What I Could Tell Tiger About Divorce

The changing complexity of American family life keeps researchers busy and a father finds it hard to share the daddy space with his kids’ new stepfather.

Tiger Woods is hitting greens again and his now ex-wife Elin Nordegren has established residence on the cover of People magazine. Now that they have calmed the tornado of divorce with a settlement granted by a state court in Panama City, Fla., the couple may think that the worst part of their breakup is over.

I know from personal experience that the hardest part of divorce starts when your ex falls in love and settles down, and his or her new partner snuggles up at night with your kids to read Goodnight Moon. Suddenly, you’re sharing the mommy or daddy space with a stranger.

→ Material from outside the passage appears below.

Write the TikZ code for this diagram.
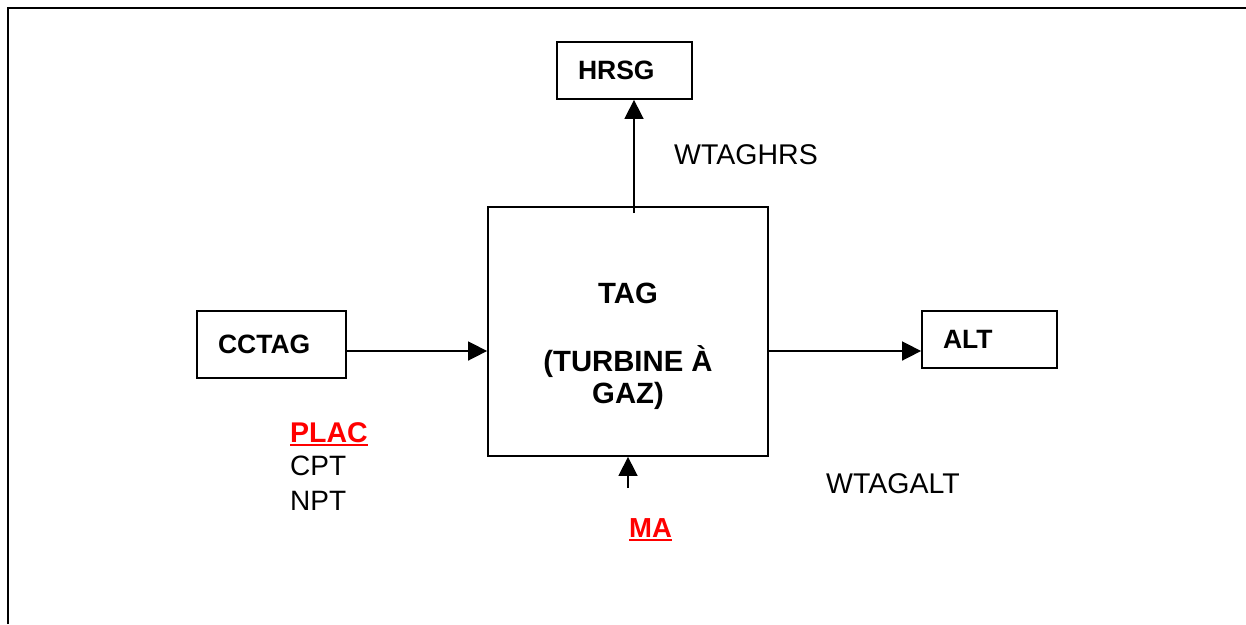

Six years ago, after the breakup of a 20-year marriage, I watched in fretful astonishment as my ex quickly re-coupled and moved her young boyfriend into our old house with our two teenaged children, David and Natalie. My children were getting a stepfather, but to me it was like the Visigoths had entered Rome.

As divorce and remarriage shuffle kids, couples and parents like playing cards in Monte Carlo, stepfamilies have become a focus of the evolving scholarship of family life. These newly formed confederations exist in so many varieties — unmarried couples, multiple household families, gay and lesbian partners — that researchers can’t get their arms around the entire untidy tribe.

“My parents divorced when I was 8,” Susan D. Stewart, a sociologist and demographer at Iowa State University, writes about her family life in Rochester, N.Y. “My father moved in with his girlfriend and her two daughters, who are about the same age as my two older sisters. They lived that way for roughly a decade, until all five of us girls had grown up and were in college. At that point, my father and his ‘girlfriend’ got married. My sisters and I remained with my mom during this time.”

When the children were well into their 30s, her mother and a neighbor who had been widowed got married.

“The studies of stepfamilies I was reading focused almost completely on divorced and remarried couples with young children in the household,” Stewart says in the preface to her book, Brave New Stepfamilies. “Not my family’s experience at all.”

Family law has lagged behind family life, too. Unlike some European countries, the idea of family has remained moored in the United States to conventional American notions of one man, one woman and their brood.

But state family law and legal precedents for the most part don’t attach any significance to step-relationships, and, in the words University of Pittsburgh law professor Margaret M. Mahoney, stepparents and stepchildren remain “legal strangers.” That makes it difficult if not impossible, for example, for a stepparent to be recognized as a legal guardian or for a stepchild to inherit what a stepparent leaves behind when there is no will.

“The only way that a stepparent can get official legal ties to a stepchild is if the stepparent adopts the child, but that can only happen if the nonresident parent agrees to relinquish all their rights because a child can’t have three parents,” Stewart told me.

Divorce isn’t going away. In late June, New York state became the last state to approve some form of no-fault divorce, although other states have toyed with making divorce harder (or perhaps marriage more durable).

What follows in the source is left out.